==== Data shown ====

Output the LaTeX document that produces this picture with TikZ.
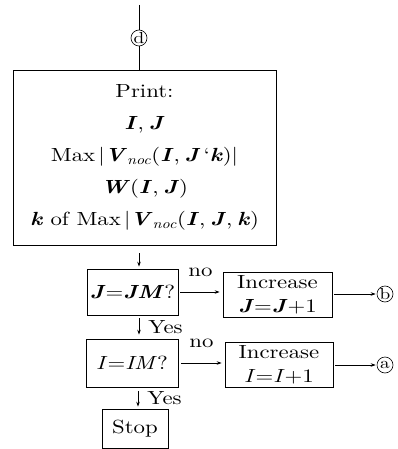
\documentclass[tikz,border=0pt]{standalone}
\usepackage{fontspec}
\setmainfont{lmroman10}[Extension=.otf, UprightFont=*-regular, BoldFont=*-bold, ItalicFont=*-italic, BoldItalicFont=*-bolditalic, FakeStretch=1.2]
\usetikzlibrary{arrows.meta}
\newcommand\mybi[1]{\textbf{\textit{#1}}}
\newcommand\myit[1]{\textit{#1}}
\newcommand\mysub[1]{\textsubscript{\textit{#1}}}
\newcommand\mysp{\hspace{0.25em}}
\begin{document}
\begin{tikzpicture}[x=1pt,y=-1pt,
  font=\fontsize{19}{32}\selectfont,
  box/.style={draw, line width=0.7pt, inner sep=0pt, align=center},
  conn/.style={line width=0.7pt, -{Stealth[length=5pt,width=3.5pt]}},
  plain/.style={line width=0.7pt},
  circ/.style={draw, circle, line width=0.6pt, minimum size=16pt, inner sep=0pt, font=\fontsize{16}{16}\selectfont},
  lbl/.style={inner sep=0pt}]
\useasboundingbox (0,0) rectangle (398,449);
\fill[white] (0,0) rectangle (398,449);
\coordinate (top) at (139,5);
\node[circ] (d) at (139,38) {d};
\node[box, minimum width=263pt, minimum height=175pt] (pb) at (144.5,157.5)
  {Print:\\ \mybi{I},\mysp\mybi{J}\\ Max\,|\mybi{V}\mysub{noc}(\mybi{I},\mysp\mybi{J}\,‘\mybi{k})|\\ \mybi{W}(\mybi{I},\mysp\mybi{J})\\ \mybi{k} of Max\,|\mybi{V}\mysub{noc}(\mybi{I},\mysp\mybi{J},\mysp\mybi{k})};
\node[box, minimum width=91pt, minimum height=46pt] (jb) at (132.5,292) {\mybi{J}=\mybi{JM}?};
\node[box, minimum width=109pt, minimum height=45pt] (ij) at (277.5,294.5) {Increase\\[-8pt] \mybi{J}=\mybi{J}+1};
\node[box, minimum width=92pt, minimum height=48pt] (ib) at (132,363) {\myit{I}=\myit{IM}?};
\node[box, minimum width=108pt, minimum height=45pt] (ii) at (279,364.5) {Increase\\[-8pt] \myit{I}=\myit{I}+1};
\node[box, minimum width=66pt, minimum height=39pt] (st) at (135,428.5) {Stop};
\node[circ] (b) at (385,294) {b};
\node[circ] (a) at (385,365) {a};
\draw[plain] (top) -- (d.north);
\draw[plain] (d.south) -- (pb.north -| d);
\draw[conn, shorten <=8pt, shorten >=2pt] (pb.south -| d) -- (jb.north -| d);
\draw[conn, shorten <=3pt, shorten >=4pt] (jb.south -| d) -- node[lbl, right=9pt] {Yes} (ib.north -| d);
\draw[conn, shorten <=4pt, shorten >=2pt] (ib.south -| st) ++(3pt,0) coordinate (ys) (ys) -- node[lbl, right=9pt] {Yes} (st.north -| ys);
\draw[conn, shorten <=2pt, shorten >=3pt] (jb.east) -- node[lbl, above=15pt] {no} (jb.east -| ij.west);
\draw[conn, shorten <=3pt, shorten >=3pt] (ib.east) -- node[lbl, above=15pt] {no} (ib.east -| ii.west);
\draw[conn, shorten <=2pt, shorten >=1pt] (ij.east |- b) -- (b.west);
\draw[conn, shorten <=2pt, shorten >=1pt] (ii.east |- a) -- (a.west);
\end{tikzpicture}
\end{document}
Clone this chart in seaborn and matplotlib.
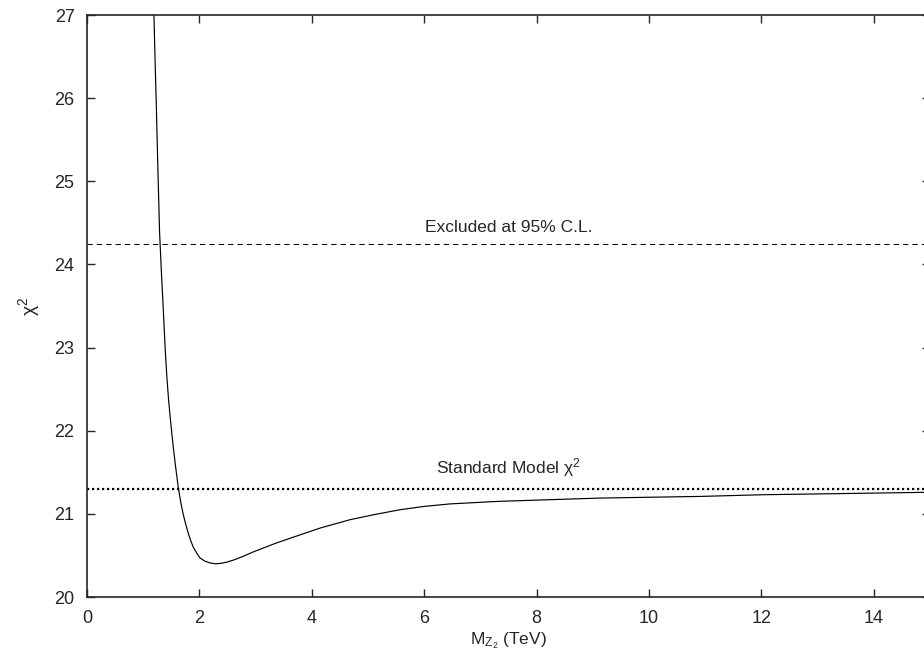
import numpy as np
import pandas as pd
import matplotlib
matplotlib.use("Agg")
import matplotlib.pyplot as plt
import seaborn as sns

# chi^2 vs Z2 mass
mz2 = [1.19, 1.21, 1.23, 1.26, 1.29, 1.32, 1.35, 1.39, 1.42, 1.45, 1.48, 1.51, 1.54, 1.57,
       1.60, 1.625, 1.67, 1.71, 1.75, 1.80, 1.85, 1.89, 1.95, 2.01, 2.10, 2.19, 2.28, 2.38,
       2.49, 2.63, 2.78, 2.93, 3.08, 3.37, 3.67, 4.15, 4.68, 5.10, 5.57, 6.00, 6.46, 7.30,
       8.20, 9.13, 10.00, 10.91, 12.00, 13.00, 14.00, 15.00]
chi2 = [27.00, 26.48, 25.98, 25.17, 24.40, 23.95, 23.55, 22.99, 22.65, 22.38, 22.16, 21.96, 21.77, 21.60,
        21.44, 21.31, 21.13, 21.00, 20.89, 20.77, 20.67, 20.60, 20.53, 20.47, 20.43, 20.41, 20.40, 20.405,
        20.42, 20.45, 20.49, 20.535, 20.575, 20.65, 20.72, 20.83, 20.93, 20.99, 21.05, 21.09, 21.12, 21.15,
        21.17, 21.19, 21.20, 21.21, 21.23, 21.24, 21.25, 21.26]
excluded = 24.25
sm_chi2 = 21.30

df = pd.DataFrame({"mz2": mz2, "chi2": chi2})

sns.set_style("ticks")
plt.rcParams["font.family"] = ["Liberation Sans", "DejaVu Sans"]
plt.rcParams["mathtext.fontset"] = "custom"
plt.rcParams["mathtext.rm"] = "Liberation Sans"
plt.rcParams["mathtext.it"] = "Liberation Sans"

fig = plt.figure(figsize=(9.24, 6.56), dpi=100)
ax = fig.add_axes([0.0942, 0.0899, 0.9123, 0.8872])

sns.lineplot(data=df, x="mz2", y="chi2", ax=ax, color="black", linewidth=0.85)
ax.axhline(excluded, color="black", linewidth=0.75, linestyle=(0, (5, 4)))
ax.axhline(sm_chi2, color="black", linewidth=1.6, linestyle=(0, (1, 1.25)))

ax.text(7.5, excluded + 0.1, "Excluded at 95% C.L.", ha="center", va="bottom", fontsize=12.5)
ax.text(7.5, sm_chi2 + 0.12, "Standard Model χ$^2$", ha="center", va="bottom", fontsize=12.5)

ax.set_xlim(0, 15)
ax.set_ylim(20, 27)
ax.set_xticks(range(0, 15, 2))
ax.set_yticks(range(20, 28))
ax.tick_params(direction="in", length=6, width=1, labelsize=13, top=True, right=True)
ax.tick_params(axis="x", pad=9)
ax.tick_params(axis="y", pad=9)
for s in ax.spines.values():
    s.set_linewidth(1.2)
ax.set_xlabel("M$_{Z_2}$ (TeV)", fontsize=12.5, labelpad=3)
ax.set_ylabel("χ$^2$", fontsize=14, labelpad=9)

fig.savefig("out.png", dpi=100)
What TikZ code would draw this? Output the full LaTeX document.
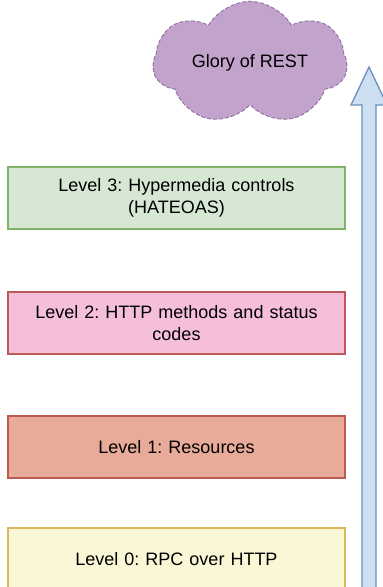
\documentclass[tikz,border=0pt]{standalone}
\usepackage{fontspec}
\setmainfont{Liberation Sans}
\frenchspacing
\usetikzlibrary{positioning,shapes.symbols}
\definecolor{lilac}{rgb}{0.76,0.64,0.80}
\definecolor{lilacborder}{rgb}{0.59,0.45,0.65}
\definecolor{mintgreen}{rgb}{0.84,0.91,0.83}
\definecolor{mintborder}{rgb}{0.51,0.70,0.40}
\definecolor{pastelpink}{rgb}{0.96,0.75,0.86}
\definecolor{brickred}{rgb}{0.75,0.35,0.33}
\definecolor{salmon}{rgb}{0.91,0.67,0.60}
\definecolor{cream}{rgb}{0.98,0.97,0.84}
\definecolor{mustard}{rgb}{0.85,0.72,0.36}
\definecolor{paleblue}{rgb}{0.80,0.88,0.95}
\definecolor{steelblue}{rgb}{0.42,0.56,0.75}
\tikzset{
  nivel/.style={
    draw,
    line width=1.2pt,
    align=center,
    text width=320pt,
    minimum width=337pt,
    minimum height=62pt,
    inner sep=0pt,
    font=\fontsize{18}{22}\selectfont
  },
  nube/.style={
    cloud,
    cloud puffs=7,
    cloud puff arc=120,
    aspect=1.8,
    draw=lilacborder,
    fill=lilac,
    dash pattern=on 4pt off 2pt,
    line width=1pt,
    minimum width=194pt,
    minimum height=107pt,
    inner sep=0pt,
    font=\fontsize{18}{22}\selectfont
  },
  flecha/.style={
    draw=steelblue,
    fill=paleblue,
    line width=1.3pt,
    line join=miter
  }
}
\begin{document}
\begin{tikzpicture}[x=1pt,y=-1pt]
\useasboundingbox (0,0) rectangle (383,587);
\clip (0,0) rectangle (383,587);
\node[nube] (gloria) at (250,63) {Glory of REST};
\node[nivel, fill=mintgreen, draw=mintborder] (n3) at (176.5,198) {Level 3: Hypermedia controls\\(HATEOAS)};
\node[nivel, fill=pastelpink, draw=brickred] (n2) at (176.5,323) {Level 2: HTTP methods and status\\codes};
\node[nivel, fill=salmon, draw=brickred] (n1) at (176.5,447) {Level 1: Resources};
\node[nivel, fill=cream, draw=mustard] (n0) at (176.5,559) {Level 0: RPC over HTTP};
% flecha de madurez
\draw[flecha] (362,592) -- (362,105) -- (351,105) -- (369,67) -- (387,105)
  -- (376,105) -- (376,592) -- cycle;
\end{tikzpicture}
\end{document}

====

Work required:
Report all lines of the material that contain the word "LaTeX".

Answer in full:
Output the LaTeX document that produces this picture with TikZ.
What TikZ code would draw this? Output the full LaTeX document.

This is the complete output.